In der Mitte des Grabhügels stieß Platz auf einen Baumsarg und erahnte die Wichtigkeit seines Fundes. Er informierte das Dänische Nationalmuseum in Kopenhagen, dessen Direktor Sophus Müller sofort ein Grabungsteam entsandte und den Baumsarg zu weiteren Untersuchungen in das Nationalmuseum verbringen ließ.
Der Erhaltungszustand des Grabensembles war übrigens selbst im Verhältnis zu anderen gut erhaltenen Baumsargbestattungen in Hügelgräbern ganz hervorragend. Denn auch in Egtved bildete sich nach Errichtung des kuppelförmigen Hügels eine Eisenschicht, die den Inhalt des Grabes in seinem feuchten Milieu konservierte und sogar luftdicht einschloss.
Foto oben: Grabhügel des Mädchen von Egtved, Südjütland, Dänemark. Foto: Gerald
Das fand man im Sarg.
Der Sarg war ein circa 2,10 Meter langer, gespaltener und ausgehöhlter Eichenstamm, welcher einen Innenraum von 1,80 Meter Länge aufwies. Anhand der Jahresringe konnte das ungefähre Fällungsdatum des Baumes ermittelt werden – 1.370 vor der Zeitrechnung. Die Beisetzung fand im Sommer statt, da der Toten ein Schafgarbenbukett mit in den Sarg gelegt wurde.
In dem Baumsarg befand sich die zum Teil mumifizierte Leiche eines 1,60 Meter großen Mädchens im Alter von etwa 17 Jahren. Sie lag auf einer Schafwolldecke und war in einem Kuhfell eingehüllt. Sie hatte brünettes Haar, welches hinten halblang und ansonsten kurz geschnitten war.
Bild oben: „Kvindegrav (Frauengrab) fra Egtved“ aus Wikiwand.com
Kleidung
Die Tote ist mit ihrem Schmuck und Beigaben beigesetzt worden. Ihre Kleidung bestand aus einem Halbarmleibchen, welches den Bauch freiließ und einem Schnurrock. Solche Schnur- oder Wickelröcke aus Wollschnüren sind öfters in Baumsargbestattungen nachgewiesen worden (anderenorts häufig mit eingearbeiteten Bronzeröhrchen) und wie in diesem Fall auch mit einer Bronzescheibe mit Sonnenornamentik. Sie trug ebenfalls Armreife und Ohrschmuck aus Bronze und an einem gewebten Gürtel einen Hornkamm.

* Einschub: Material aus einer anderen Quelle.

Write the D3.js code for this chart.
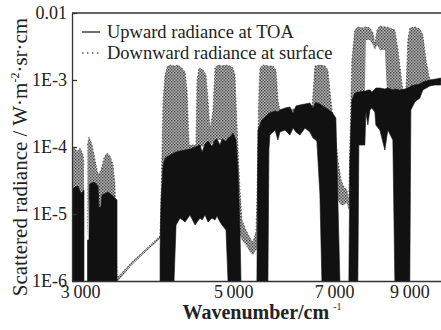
<!DOCTYPE html>
<html>
<head>
<meta charset="utf-8">
<script src="https://cdn.jsdelivr.net/npm/d3@7/dist/d3.min.js"></script>
<style>
  body { margin: 0; background: #fff; }
  svg { display: block; }
  text { font-family: "Liberation Serif", "Times New Roman", serif; fill: #222; }
</style>
</head>
<body>
<svg id="chart" width="441" height="330"></svg>
<script>
// Axis ticks
const xTicks = [3000, 5000, 7000, 9000];
const yTicks = [1e-6, 1e-5, 1e-4, 1e-3, 1e-2];
const yTickLabels = ["1E-6", "1E-5", "1E-4", "1E-3", "0.01"];
const seriesNames = ["Upward radiance at TOA", "Downward radiance at surface"];

// Upward scattered radiance at TOA: band envelopes (max / min of the dense spectrum), null = no signal
const toaNu = [
  2920, 2949, 2979, 3010, 3039, 3050,
  3075, 3090, 3095, 3142, 3185, 3195, 3217, 3227, 3293, 3348, 3393, 3400,
  3917, 3930, 3957, 3983, 4050, 4104, 4132, 4187, 4258, 4329, 4402, 4476, 4506, 4551, 4597, 4658,
  4705, 4736, 4784, 4816, 4881, 4914, 4946, 4996, 5046, 5080, 5114, 5131, 5140,
  5411, 5430, 5502, 5578, 5614, 5632, 5651, 5748, 5804, 5843, 5943, 6041, 6103, 6165, 6245, 6353,
  6457, 6525, 6588, 6610, 6676, 6721, 6811, 6949, 7042, 7089, 7137, 7150,
  7354, 7378, 7428, 7502, 7578, 7603, 7757, 7783, 7835, 7887, 7940, 8020, 8047, 8155, 8292, 8375,
  8516, 8573, 8717, 8863, 9012, 9043, 9164, 9318, 9412, 9634, 9797, 9994
];
const toaMax = [
  2.28e-5, 2.53e-5, 2.62e-5, 2.0e-5, 2.28e-5, null,
  4.09e-6, 4.09e-6, 2.8e-5, 3.0e-5, 2.62e-5, 1.27e-5, 1.27e-5, 1.92e-5, 2.13e-5, 1.86e-5, 1.62e-5, null,
  2.9e-6, 1.62e-5, 5.39e-5, 6.85e-5, 7.6e-5, 8.14e-5, 8.42e-5, 8.7e-5, 9.0e-5, 9.33e-5, 1.0e-4, 1.07e-4, 8.42e-5, 1.11e-4, 1.23e-4, 1.03e-4,
  1.27e-4, 1.32e-4, 1.07e-4, 1.32e-4, 1.23e-4, 1.36e-4, 1.41e-4, 1.62e-4, 1.27e-4, 4.54e-5, 5.77e-6, 1e-6, null,
  1e-6, 1.79e-4, 2.53e-4, 2.9e-4, 3.11e-4, 3.22e-4, 3.22e-4, 3.45e-4, 3.33e-4, 3.57e-4, 3.82e-4, 3.95e-4, 3.22e-4, 4.1e-4, 4.24e-4, 4.38e-4,
  4.54e-4, 3.82e-4, 4.69e-4, 4.54e-4, 4.38e-4, 4.2e-4, 3.82e-4, 3.33e-4, 2.71e-4, 1.62e-5, 1e-6, null,
  1e-6, 6.4e-5, 5.03e-4, 6.4e-4, 6.62e-4, 6.62e-4, 6.85e-4, 6.85e-4, 7.09e-4, 7.09e-4, 6.62e-4, 7.34e-4, 7.6e-4, 7.6e-4, 7.34e-4, 7.6e-4,
  7.09e-4, 7.34e-4, 7.09e-4, 7.34e-4, 7.86e-4, 8.14e-4, 8.42e-4, 8.72e-4, 9.33e-4, 1.0e-3, 1.03e-3, 1.07e-3
];
const toaMin = [
  1e-6, 1e-6, 1e-6, 1e-6, 1e-6, null,
  1e-6, 1e-6, 1e-6, 1e-6, 1e-6, 1e-6, 1e-6, 1e-6, 1e-6, 1e-6, 1e-6, null,
  1e-6, 1e-6, 1e-6, 1e-6, 1e-6, 1e-6, 6.85e-6, 8.71e-6, 7.6e-6, 9.66e-6, 6.85e-6, 8.71e-6, 8.13e-6, 9.66e-6, 7.6e-6, 8.71e-6,
  8.13e-6, 9.33e-6, 7.6e-6, 6.85e-6, 5.77e-6, 1e-6, 1e-6, 1e-6, 1e-6, 1e-6, 1e-6, 1e-6, null,
  1e-6, 1e-6, 1e-6, 1e-6, 1e-6, 9.02e-5, 1.51e-4, 1.79e-4, 1.27e-4, 1.67e-4, 1.79e-4, 1.51e-4, 1.92e-4, 1.67e-4, 1.51e-4, 1.92e-4,
  1.67e-4, 1.36e-4, 1.27e-4, 1.2e-4, 2.0e-5, 1e-6, 1e-6, 1e-6, 1e-6, 1e-6, 1e-6, null,
  1e-6, 1e-6, 1e-6, 1e-6, 1e-6, 1.07e-4, 1.07e-4, 3.33e-4, 2.13e-4, 3.57e-4, 3.82e-4, 3.33e-4, 2.13e-4, 1.79e-4, 9.02e-5, 1.79e-4,
  1.27e-4, 1e-6, 1e-6, 1e-6, 1e-6, 3.57e-4, 4.69e-4, 5.39e-4, 7.09e-4, 8.14e-4, 8.42e-4, 8.42e-4
];

// Downward scattered radiance at surface: band envelopes
const sfcNu = [
  2920, 2940, 2969, 2999, 3029, 3039, 3045,
  3075, 3090, 3122, 3153, 3185, 3217, 3249, 3282, 3315, 3348, 3370,
  3393, 3404, 3567, 3751, 3917,
  3930, 3943, 3957, 3983, 4010, 4050, 4104, 4159, 4215, 4258, 4286, 4315, 4416, 4431, 4461, 4520, 4566,
  4597, 4627, 4674, 4705, 4752, 4816, 4881, 4946, 4996, 5029, 5046, 5080, 5114, 5148, 5217, 5287, 5340,
  5394, 5411, 5430, 5448, 5467, 5522, 5614, 5709, 5767, 5804, 5843, 6503, 6546, 6566, 6676, 6791, 6856,
  6902, 6975, 7042, 7089, 7163, 7232, 7305, 7354, 7378, 7428, 7502, 7578, 7709, 7757, 7783, 7887, 7970,
  8020, 8077, 8155, 8292, 8351, 8435, 8573, 8664, 8751, 8839, 8898, 8953, 9012, 9164, 9318, 9412, 9512,
  9634, 9994
];
const sfcMax = [
  9.02e-5, 1.0e-4, 8.42e-5, 9.66e-5, 7.6e-5, 5.39e-5, null,
  1.07e-4, 1.41e-4, 1.07e-4, 6.4e-5, 3.82e-5, 4.54e-5, 6.85e-5, 8.14e-5, 7.34e-5, 5.39e-5, 2.71e-5,
  1.2e-6, 1.15e-6, 1.92e-6, 3.11e-6, 4.7e-6,
  1.62e-5, 9.02e-5, 5.03e-4, 1.19e-3, 1.56e-3, 1.67e-3, 1.62e-3, 1.67e-3, 1.51e-3, 1.32e-3, 7.09e-4, 1.07e-4, 1.07e-4, 1.0e-3, 1.51e-3, 1.41e-3, 1.19e-3,
  5.03e-4, 1.79e-4, 3.57e-4, 1.51e-3, 1.67e-3, 1.62e-3, 1.67e-3, 1.62e-3, 1.51e-3, 1.19e-3, 5.03e-4, 9.02e-5, 2.28e-5, 8.13e-6, 5.77e-6, 4.39e-6, 3.82e-6,
  5.39e-6, 1.62e-5, 1.27e-4, 7.09e-4, 1.51e-3, 1.67e-3, 1.62e-3, 1.62e-3, 1.41e-3, 5.03e-4, 3.57e-4, 3.8e-4, 1.0e-3, 1.62e-3, 1.67e-3, 1.62e-3, 1.41e-3,
  7.09e-4, 2.53e-4, 1.27e-4, 6.4e-5, 3.22e-5, 2.53e-5, 2.28e-5, 1.62e-5, 9.02e-5, 1.99e-3, 5.57e-3, 6.18e-3, 5.97e-3, 6.18e-3, 6.18e-3, 5.97e-3, 5.03e-3,
  3.33e-3, 5.57e-3, 6.4e-3, 6.18e-3, 6.18e-3, 5.97e-3, 5.57e-3, 2.8e-3, 1.19e-3, 5.03e-4, 7.09e-4, 3.95e-3, 5.97e-3, 6.18e-3, 5.77e-3, 4.69e-3, 1.99e-3,
  1.0e-3, 1.0e-3
];
const sfcMin = [
  1.62e-5, 1.62e-5, 1.62e-5, 1.62e-5, 1.62e-5, 1.62e-5, null,
  4.09e-6, 1.62e-5, 1.62e-5, 1.62e-5, 1.62e-5, 8.13e-6, 1.62e-5, 1.62e-5, 1.62e-5, 1.62e-5, 1.62e-5,
  1.0e-6, 1.0e-6, 1.75e-6, 2.85e-6, 4.3e-6,
  4.09e-6, 1.62e-5, 5.39e-5, 6.4e-5, 6.4e-5, 7.0e-5, 7.6e-5, 8.0e-5, 8.4e-5, 8.4e-5, 8.7e-5, 9.0e-5, 9.66e-5, 9.66e-5, 9.66e-5, 1.03e-4, 1.03e-4,
  1.03e-4, 1.07e-4, 1.15e-4, 1.15e-4, 1.27e-4, 1.27e-4, 1.27e-4, 1.36e-4, 1.46e-4, 1.27e-4, 9.02e-5, 1.62e-5, 4.86e-6, 4.09e-6, 3.44e-6, 2.71e-6, 2.44e-6,
  2.9e-6, 2.9e-6, 1.62e-5, 3.22e-5, 9.02e-5, 1.79e-4, 2.53e-4, 3.0e-4, 3.22e-4, 3.33e-4, 3.33e-4, 3.6e-4, 3.57e-4, 3.57e-4, 3.0e-4, 2.13e-4, 1.27e-4,
  6.4e-5, 2.71e-5, 1.92e-5, 1.62e-5, 1.36e-5, 1.36e-5, 1.46e-5, 1.15e-5, 1.62e-5, 9.02e-5, 5.03e-4, 5.97e-4, 6.4e-4, 6.85e-4, 3.95e-3, 3.95e-3, 3.33e-3,
  2.8e-3, 3.33e-3, 2.8e-3, 2.8e-3, 6.62e-4, 6.62e-4, 5.03e-4, 4.24e-4, 3.82e-4, 3.57e-4, 3.57e-4, 4.24e-4, 5.03e-4, 5.97e-4, 7.09e-4, 8.42e-4, 9.33e-4,
  9.5e-4, 9.5e-4
];

const svg = d3.select("#chart");
const margin = { left: 72, top: 13, right: 441, bottom: 281 };

const x = d3.scaleLog().domain([2920, 10000]).range([margin.left, margin.right]);
const y = d3.scaleLog().domain([1e-6, 1e-2]).range([margin.bottom, margin.top]);

const defs = svg.append("defs");
defs.append("clipPath").attr("id", "plotClip")
  .append("rect")
  .attr("x", margin.left).attr("y", margin.top)
  .attr("width", margin.right - margin.left).attr("height", margin.bottom - margin.top);

// stippled fill for the dotted surface spectrum
const pat = defs.append("pattern").attr("id", "stipple")
  .attr("patternUnits", "userSpaceOnUse").attr("width", 3).attr("height", 3);
pat.append("rect").attr("width", 3).attr("height", 3).attr("fill", "#bababa");
pat.append("rect").attr("x", 0).attr("y", 0).attr("width", 1.4).attr("height", 1.4).attr("fill", "#3c3c3c");
pat.append("rect").attr("x", 1.5).attr("y", 1.5).attr("width", 1.4).attr("height", 1.4).attr("fill", "#474747");

const rows = (nu, hi, lo) => nu.map((n, i) => ({ nu: n, hi: hi[i], lo: lo[i] }));
const toa = rows(toaNu, toaMax, toaMin);
const sfc = rows(sfcNu, sfcMax, sfcMin);

const band = d3.area()
  .defined(d => d.hi != null)
  .x(d => x(d.nu))
  .y0(d => y(d.lo))
  .y1(d => y(d.hi));

const topEdge = d3.line()
  .defined(d => d.hi != null)
  .x(d => x(d.nu))
  .y(d => y(d.hi));

const plot = svg.append("g").attr("clip-path", "url(#plotClip)");

// downward radiance at surface (dotted, grey)
plot.append("path").datum(sfc)
  .attr("d", band)
  .attr("fill", "url(#stipple)");
plot.append("path").datum(sfc)
  .attr("d", topEdge)
  .attr("fill", "none")
  .attr("stroke", "#555")
  .attr("stroke-width", 1)
  .attr("stroke-dasharray", "1.4,2");

// upward radiance at TOA (solid, black)
plot.append("path").datum(toa)
  .attr("d", band)
  .attr("fill", "#111")
  .attr("stroke", "#111")
  .attr("stroke-width", 0.6);

// axes
const yAxis = d3.axisLeft(y)
  .tickValues(yTicks)
  .tickFormat((d, i) => yTickLabels[i])
  .tickSizeInner(-5)
  .tickSizeOuter(0)
  .tickPadding(5);
const gy = svg.append("g").attr("transform", `translate(${margin.left},0)`).call(yAxis);
gy.selectAll("text").attr("font-size", 18).attr("dy", "0.3em")
  .style("font-family", '"Liberation Serif", serif').attr("fill", "#222");

const xAxis = d3.axisBottom(x)
  .tickValues(xTicks)
  .tickFormat(d => d3.format(",")(d).replace(",", "\u2009"))
  .tickSize(0)
  .tickPadding(4);
const gx = svg.append("g").attr("transform", `translate(0,${margin.bottom})`).call(xAxis);
gx.selectAll("text").attr("font-size", 18)
  .style("font-family", '"Liberation Serif", serif').attr("fill", "#222");

svg.selectAll(".domain, .tick line").attr("stroke", "#333").attr("stroke-width", 1.3);

// top frame line
svg.append("line")
  .attr("x1", margin.left).attr("x2", margin.right)
  .attr("y1", margin.top).attr("y2", margin.top)
  .attr("stroke", "#333").attr("stroke-width", 1.3);

// legend
const legend = svg.append("g");
legend.append("line").attr("x1", 82).attr("x2", 100).attr("y1", 32).attr("y2", 32)
  .attr("stroke", "#222").attr("stroke-width", 1.3);
legend.append("text").attr("x", 107).attr("y", 38).attr("font-size", 18.5).text(seriesNames[0]);
legend.append("line").attr("x1", 82).attr("x2", 100).attr("y1", 53).attr("y2", 53)
  .attr("stroke", "#555").attr("stroke-width", 1.4).attr("stroke-dasharray", "1.5,3.5");
legend.append("text").attr("x", 107).attr("y", 59).attr("font-size", 18.5).text(seriesNames[1]);

// axis titles
const xt = svg.append("text")
  .attr("x", 262).attr("y", 319)
  .attr("text-anchor", "middle")
  .attr("font-size", 20).attr("font-weight", "bold");
xt.append("tspan").text("Wavenumber/cm");
xt.append("tspan").attr("dx", 4).attr("dy", -9).attr("font-size", 10).attr("font-weight", "normal").text("-1");

const yt = svg.append("text")
  .attr("transform", "translate(27,157) rotate(-90)")
  .attr("text-anchor", "middle")
  .attr("font-size", 21);
yt.append("tspan").text("Scattered  radiance / W·m");
yt.append("tspan").attr("dy", -8).attr("font-size", 12).text("-2");
yt.append("tspan").attr("dy", 8).text("·sr·cm");
</script>
</body>
</html>
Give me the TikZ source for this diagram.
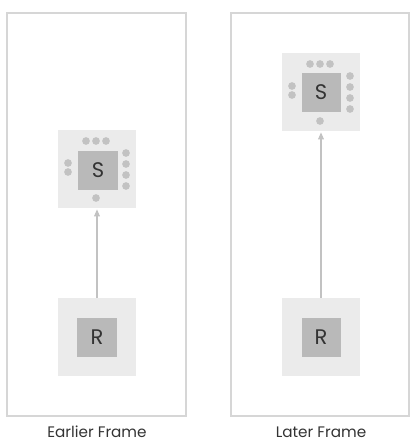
\documentclass[tikz,border=0pt]{standalone}
\usepackage{fontspec}
\setmainfont{Poppins}
\usetikzlibrary{arrows.meta}
\definecolor{padgray}{HTML}{EBEBEB}
\definecolor{blockgray}{HTML}{B9B9B9}
\definecolor{pingray}{HTML}{C2C2C2}
\definecolor{edgegray}{HTML}{D6D6D6}
\definecolor{ink}{HTML}{333333}

\begin{document}
\begin{tikzpicture}
  [x=0.03cm,y=-0.03cm,
   frame/.style={draw=edgegray,line width=1.1pt},
   pad/.style={rectangle,fill=padgray,minimum size=2.34cm,inner sep=0pt},
   block/.style={rectangle,fill=blockgray,minimum size=1.17cm,inner sep=0pt,
     text=ink,font=\fontsize{18}{18}\selectfont},
   pin/.style={circle,fill=pingray,minimum size=0.23cm,inner sep=0pt},
   link/.style={draw=pingray,line width=0.9pt,shorten >=1pt,
     -{Triangle[width=5pt,length=6pt]}},
   caption/.style={text=ink,inner sep=0pt,anchor=base,
     font=\fontsize{13}{14}\selectfont}]
  \useasboundingbox (0,0) rectangle (413,443);

  \draw[frame] (7,13) rectangle (186,416);
  \draw[frame] (231,13) rectangle (409,416);

  \node[pad] (s1) at (97,169) {};
  \node[pad] (s2) at (321,92)  {};
  \node[pad] (r1) at (97,337) {};
  \node[pad] (r2) at (321,337) {};

  \node[block] (s1c) at (98,170) {S};
  \node[block] (s2c) at (321,92.5) {S};
  \node[block] (r1c) at (97,337) {R};
  \node[block] (r2c) at (321,337) {R};

  \foreach \s/\cx/\cy in {s1/97/169, s2/321/92}
    \foreach \dx/\dy [count=\i] in {-11/-28,-1/-28,9/-28,-29/-6,-29/3,
                                     29/-16,29/-5,29/6,29/17,-1/29}
      \node[pin] (\s-\i) at (\cx+\dx,\cy+\dy) {};

  \foreach \src/\dst in {r1/s1, r2/s2}
    \draw[link] (\src) -- (\dst);

  \node[caption] (cap1) at (97,437) {Earlier Frame};
  \node[caption] (cap2) at (321,437) {Later Frame};

\end{tikzpicture}
\end{document}
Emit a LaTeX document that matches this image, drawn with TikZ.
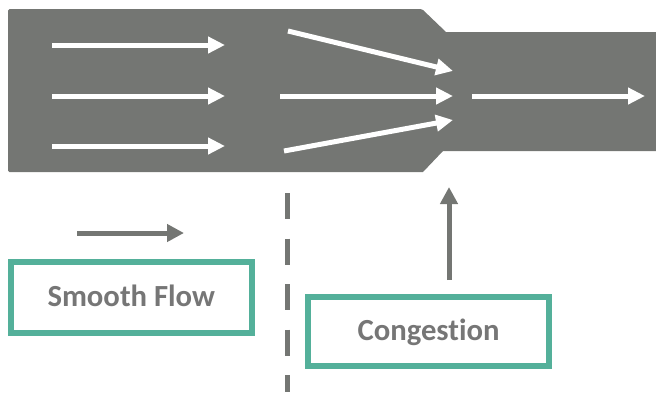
\documentclass[tikz,border=0pt]{standalone}
\usepackage{fontspec}
\setmainfont{Carlito}[Ligatures=NoCommon]
\usetikzlibrary{arrows.meta}
\definecolor{road}{RGB}{116,118,115}
\definecolor{teal}{RGB}{84,176,154}
\definecolor{txt}{RGB}{118,118,118}
\begin{document}
\begin{tikzpicture}[x=1pt,y=-1pt,
  flow/.style={white,line width=5pt,-{Triangle[length=17pt,width=16pt]}},
  grayarrow/.style={road,line width=5pt,-{Triangle[length=17pt,width=17pt]}},
  labelbox/.style={draw=teal,line width=6pt,text=txt,font=\bfseries\fontsize{30.7}{36}\selectfont,inner sep=0pt,text height=19.8pt,text depth=0pt}]
\useasboundingbox (0,0) rectangle (656,392);
% road
\fill[road,rounded corners=1.5pt] (8,9) -- (422,9) [sharp corners] -- (446,32) -- (656,32) -- (656,151) -- (443,151) -- (423,172) [rounded corners=1.5pt] -- (8,172) -- cycle;
% coordinates
\coordinate (a1s) at (52,45);  \coordinate (a1e) at (225,45);
\coordinate (a2s) at (52,96);  \coordinate (a2e) at (225,96);
\coordinate (a3s) at (52,146); \coordinate (a3e) at (225,146);
\coordinate (b1s) at (288,31); \coordinate (b1e) at (453,71);
\coordinate (b2s) at (280,96); \coordinate (b2e) at (453,96);
\coordinate (b3s) at (284,151); \coordinate (b3e) at (453,120);
\coordinate (cs) at (472,96);  \coordinate (ce) at (645,96);
\draw[flow] (a1s) -- (a1e);
\draw[flow] (a2s) -- (a2e);
\draw[flow] (a3s) -- (a3e);
\draw[flow] (b1s) -- (b1e);
\draw[flow] (b2s) -- (b2e);
\draw[flow] (b3s) -- (b3e);
\draw[flow] (cs) -- (ce);
% lower part
\coordinate (sfs) at (77,233); \coordinate (sfe) at (184,233);
\draw[grayarrow] (sfs) -- (sfe);
\coordinate (cgs) at (449,280); \coordinate (cge) at (449,187);
\draw[grayarrow] (cgs) -- (cge);
\coordinate (ds) at (287,193); \coordinate (de) at (287,392);
\draw[road,line width=5pt,dash pattern=on 26pt off 19.5pt] (ds) -- (de);
\node[labelbox,minimum width=241.5pt,minimum height=71pt] (smooth) at (131.25,297) {Smooth Flow};
\node[labelbox,minimum width=241pt,minimum height=69pt] (cong) at (428.5,331) {Congestion};
\end{tikzpicture}
\end{document}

Foto oben: So könnte sie ausgesehen haben (Bild: Wikipedia). Das Haar war nach neuester Erkenntnis aber brünett.
Grabbeigaben
Der Toten zu Füßen fand man eine Birkenrindendose, welche Met bzw. ein Biermischgetränk mit Honig enthielt. Neben dem Kopf des Mädchens fand man eine weitere Birkenrindendose mit den Leichenbrand eines etwa fünf- bis sechsjährigen Jungen. Ob es sich hierbei um einen Verwandten, einer anderweitig nahestehenden Person oder aber um ein Menschenopfer handelt, ist unklar. Außerdem wurde der Verstorbenen ein Sträußlein Schafgarbe beigelegt.
Herkunft
Bis 2015 wurde naheliegender Weise angenommen, dass es sich bei dem Mädchen von Egtved um eine höhergestellte junge Frau aus dem Bereich des heutigen Dänemark handelte. Strontium-Analysen des Teams von Karin Frei (Nationalmuseum Kopenhagen) bezüglich des Zahnmaterials, der langen Haare und der Kleidung der Toten ergaben, dass das Mädchen aus dem Schwarzwald stammt, eineinhalb Jahre vor seinem Tod nach Jütland kam, nach einiger Zeit wieder eine weite Reisen unternahm (für ein halbes Jahr zurück in den Schwarzwald) und vor seinem Verscheiden noch einen Monat lang vor Ort in Dänemark lebte. Über diese schnellen und weiten Reisen waren die Wissenschaftler überrascht. Anscheinend muss den Bronzezeitlern eine höhere Beweglichkeit bescheinigt werden, als man bisher annahm.
Gesellschaftliche Stellung
Nur gesellschaftlich höhergestellte Personen wurden in solch aufwändigen Einzelbestattungen beerdigt. Dafür sprechen auch die Schmuckstücke der Toten. Für die Vermutung einer Verheiratung und damit verbunden Stärkung von Macht- und Handelsbeziehungen zweier Familien in Dänemark und Süddeutschland spricht sich Kristian Kristiansen von der Universität Göteborg aus. Schließlich waren "in der Bronzezeit Westeuropas Süddeutschland und Dänemark zwei dominante Machtzentren“.